-- START Data section --

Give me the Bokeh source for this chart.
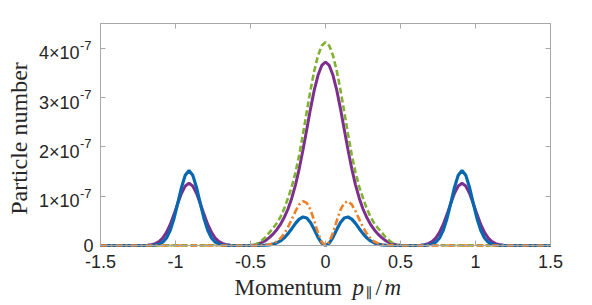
import math
from bokeh.plotting import figure
from bokeh.models import Range1d, LinearAxis, FixedTicker, Label, CustomJSTickFormatter
from bokeh.embed import file_html
from bokeh.resources import INLINE

# ---------------- data (particle number, in units of 1e-7) ----------------
p_center = [-0.5, -0.475, -0.45, -0.425, -0.4, -0.375, -0.35, -0.325, -0.3, -0.275,
            -0.25, -0.225, -0.2, -0.175, -0.15, -0.125, -0.1, -0.075, -0.05, -0.025,
            0.0, 0.025, 0.05, 0.075, 0.1, 0.125, 0.15, 0.175, 0.2, 0.225,
            0.25, 0.275, 0.3, 0.325, 0.35, 0.375, 0.4, 0.425, 0.45, 0.475, 0.5]
p_side_left = [-1.21, -1.185, -1.16, -1.135, -1.11, -1.085, -1.06, -1.035, -1.01, -0.985,
               -0.96, -0.935, -0.91, -0.885, -0.86, -0.835, -0.81, -0.785, -0.76, -0.735,
               -0.71, -0.685, -0.66, -0.635, -0.61]
p_side_right = [0.61, 0.635, 0.66, 0.685, 0.71, 0.735, 0.76, 0.785, 0.81, 0.835,
                0.86, 0.885, 0.91, 0.935, 0.96, 0.985, 1.01, 1.035, 1.06, 1.085,
                1.11, 1.135, 1.16, 1.185, 1.21]
p_edges = [-1.5, 1.5]

green_center = [0.005, 0.015, 0.045, 0.10, 0.17, 0.26, 0.35, 0.45, 0.58, 0.75,
                0.96, 1.19, 1.48, 1.84, 2.26, 2.71, 3.15, 3.54, 3.85, 4.05,
                4.12, 4.05, 3.85, 3.54, 3.15, 2.71, 2.26, 1.84, 1.48, 1.19,
                0.96, 0.75, 0.58, 0.45, 0.35, 0.26, 0.17, 0.10, 0.045, 0.015, 0.005]
purple_center = [0.005, 0.012, 0.03, 0.06, 0.10, 0.16, 0.23, 0.32, 0.43, 0.57,
                 0.74, 0.96, 1.23, 1.56, 1.94, 2.35, 2.77, 3.15, 3.45, 3.65,
                 3.72, 3.65, 3.45, 3.15, 2.77, 2.35, 1.94, 1.56, 1.23, 0.96,
                 0.74, 0.57, 0.43, 0.32, 0.23, 0.16, 0.10, 0.06, 0.03, 0.012, 0.005]
purple_side_left = [0.002, 0.007, 0.017, 0.038, 0.079, 0.151, 0.266, 0.427, 0.631, 0.854,
                    1.060, 1.207, 1.26, 1.207, 1.060, 0.854, 0.631, 0.427, 0.266, 0.151,
                    0.079, 0.038, 0.017, 0.007, 0.002]
purple_side_right = [0.002, 0.007, 0.017, 0.038, 0.079, 0.151, 0.266, 0.427, 0.631, 0.854,
                     1.060, 1.207, 1.26, 1.207, 1.060, 0.854, 0.631, 0.427, 0.266, 0.151,
                     0.079, 0.038, 0.017, 0.007, 0.002]
orange_center = [0, 0.001, 0.002, 0.004, 0.009, 0.020, 0.042, 0.081, 0.145, 0.241,
                 0.372, 0.530, 0.695, 0.831, 0.898, 0.865, 0.723, 0.501, 0.258, 0.071,
                 0, 0.071, 0.258, 0.501, 0.723, 0.865, 0.898, 0.831, 0.695, 0.530,
                 0.372, 0.241, 0.145, 0.081, 0.042, 0.020, 0.009, 0.004, 0.002, 0.001, 0]
blue_center = [0, 0, 0.001, 0.003, 0.006, 0.013, 0.027, 0.052, 0.093, 0.155,
               0.240, 0.341, 0.448, 0.535, 0.578, 0.557, 0.466, 0.323, 0.166, 0.046,
               0, 0.046, 0.166, 0.323, 0.466, 0.557, 0.578, 0.535, 0.448, 0.341,
               0.240, 0.155, 0.093, 0.052, 0.027, 0.013, 0.006, 0.003, 0.001, 0, 0]
blue_side_left = [0, 0.001, 0.003, 0.009, 0.026, 0.067, 0.153, 0.309, 0.548, 0.856,
                  1.178, 1.426, 1.52, 1.426, 1.178, 0.856, 0.548, 0.309, 0.153, 0.067,
                  0.026, 0.009, 0.003, 0.001, 0]
blue_side_right = [0, 0.001, 0.003, 0.009, 0.026, 0.067, 0.153, 0.309, 0.548, 0.856,
                   1.178, 1.426, 1.52, 1.426, 1.178, 0.856, 0.548, 0.309, 0.153, 0.067,
                   0.026, 0.009, 0.003, 0.001, 0]
edge_zero = [0, 0]

x_ticks = [-1.5, -1.0, -0.5, 0.0, 0.5, 1.0, 1.5]
x_tick_labels = ["-1.5", "-1", "-0.5", "0", "0.5", "1", "1.5"]
y_ticks = [0, 1, 2, 3, 4]
y_tick_mantissas = ["0", "1", "2", "3", "4"]
y_tick_exponent = "-7"
x_lim = (-1.5, 1.5)
y_lim = (0, 4.5)

# ---------------- geometry (page pixels of the plot box) ----------------
W, H = 592, 305
BOX_L, BOX_R, BOX_T, BOX_B = 100, 550, 23, 245
sx = (BOX_R - BOX_L) / (x_lim[1] - x_lim[0])
sy = (BOX_B - BOX_T) / (y_lim[1] - y_lim[0])

def X(px):
    return x_lim[0] + (px - BOX_L) / sx

def Y(py):
    return y_lim[0] + (BOX_B - py) / sy

p = figure(width=W, height=H, output_backend="svg", toolbar_location=None,
           x_range=Range1d(X(0), X(W)), y_range=Range1d(Y(H), Y(0)),
           min_border=0, min_border_left=0, min_border_right=0,
           min_border_top=0, min_border_bottom=0,
           background_fill_color="white", border_fill_color="white")
p.outline_line_color = None
p.grid.visible = False

AX = "#A8A8A8"
TXT = "#262626"

xfmt = CustomJSTickFormatter(args=dict(xt=x_ticks, xl=x_tick_labels),
                             code="const i = xt.findIndex(t => Math.abs(t - tick) < 1e-9); return i >= 0 ? xl[i] : '';")
empty = CustomJSTickFormatter(code="return '';")

def style(ax, loc, bounds):
    ax.fixed_location = loc
    ax.bounds = bounds
    ax.axis_line_color = AX
    ax.major_tick_line_color = AX
    ax.major_tick_in = 5
    ax.major_tick_out = 0
    ax.minor_tick_line_color = None

xa = p.xaxis[0]
xa.ticker = FixedTicker(ticks=x_ticks)
xa.formatter = xfmt
style(xa, y_lim[0], x_lim)
xa.major_label_text_font = "Liberation Sans"
xa.major_label_text_font_size = "18px"
xa.major_label_text_color = TXT
xa.major_label_standoff = 9

ya = p.yaxis[0]
ya.ticker = FixedTicker(ticks=y_ticks)
ya.formatter = empty
style(ya, x_lim[0], y_lim)

top = LinearAxis(ticker=FixedTicker(ticks=x_ticks), formatter=empty)
style(top, y_lim[1], x_lim)
p.add_layout(top, "above")
right = LinearAxis(ticker=FixedTicker(ticks=y_ticks), formatter=empty)
style(right, x_lim[1], y_lim)
p.add_layout(right, "right")

# ---------------- curves ----------------
xs_full = p_edges[:1] + p_side_left + p_center + p_side_right + p_edges[1:]
purple_full = edge_zero[:1] + purple_side_left + purple_center + purple_side_right + edge_zero[1:]
blue_full = edge_zero[:1] + blue_side_left + blue_center + blue_side_right + edge_zero[1:]
xs_c = p_edges[:1] + p_center + p_edges[1:]
green_full = edge_zero[:1] + green_center + edge_zero[1:]
orange_full = edge_zero[:1] + orange_center + edge_zero[1:]

p.line(xs_full, purple_full, line_color="#7E2F8E", line_width=3)
p.line(xs_c, green_full, line_color="#7FB230", line_width=2.6, line_dash="6 3")
p.line(xs_full, blue_full, line_color="#0868AF", line_width=3.2)
p.line(xs_c, orange_full, line_color="#F07F26", line_width=2.6, line_dash="7 3 2 3")

# ---------------- texts ----------------
for v, m in zip(y_ticks, y_tick_mantissas):
    if v == 0:
        p.add_layout(Label(x=X(93), y=v, text=m, text_align="right", text_baseline="middle",
                           text_font="Liberation Sans", text_font_size="18px", text_color=TXT))
    else:
        p.add_layout(Label(x=X(79), y=v - 5 / sy, text=m + "\u00d710", text_align="right",
                           text_baseline="middle", text_font="Liberation Sans",
                           text_font_size="18px", text_color=TXT))
        p.add_layout(Label(x=X(79.5), y=v + 3 / sy, text=y_tick_exponent, text_align="left",
                           text_baseline="middle", text_font="Liberation Sans",
                           text_font_size="13px", text_color=TXT))

p.add_layout(Label(x=X(18), y=Y(138), text="Particle number", angle=math.pi / 2,
                   text_align="center", text_baseline="middle",
                   text_font="Liberation Serif", text_font_size="24px", text_color=TXT))

mid = Y(287)
p.add_layout(Label(x=X(234), y=mid, text="Momentum", text_align="left",
                   text_baseline="middle", text_font="Liberation Serif",
                   text_font_size="23px", text_color=TXT))
p.add_layout(Label(x=X(352), y=mid, text="p", text_align="left",
                   text_baseline="middle", text_font="Liberation Serif",
                   text_font_style="italic", text_font_size="23px", text_color=TXT))
p.add_layout(Label(x=X(365), y=Y(292), text="\u2225", text_align="left",
                   text_baseline="middle", text_font="DejaVu Serif",
                   text_font_size="14px", text_color=TXT))
p.add_layout(Label(x=X(375), y=mid, text="/", text_align="left",
                   text_baseline="middle", text_font="Liberation Serif",
                   text_font_size="23px", text_color=TXT))
p.add_layout(Label(x=X(384), y=mid, text="m", text_align="left",
                   text_baseline="middle", text_font="Liberation Serif",
                   text_font_style="italic", text_font_size="23px", text_color=TXT))

open("out.html", "w").write(file_html(p, INLINE))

-- END Data section --

**Given request:** Write out an exact copy of the listing, first line through the line containing "from bokeh.resources import INLINE", with the pictures left out.

**Output of the exercise:**
Give me the Bokeh source for this chart.
import math
from bokeh.plotting import figure
from bokeh.models import Range1d, LinearAxis, FixedTicker, Label, CustomJSTickFormatter
from bokeh.embed import file_html
from bokeh.resources import INLINE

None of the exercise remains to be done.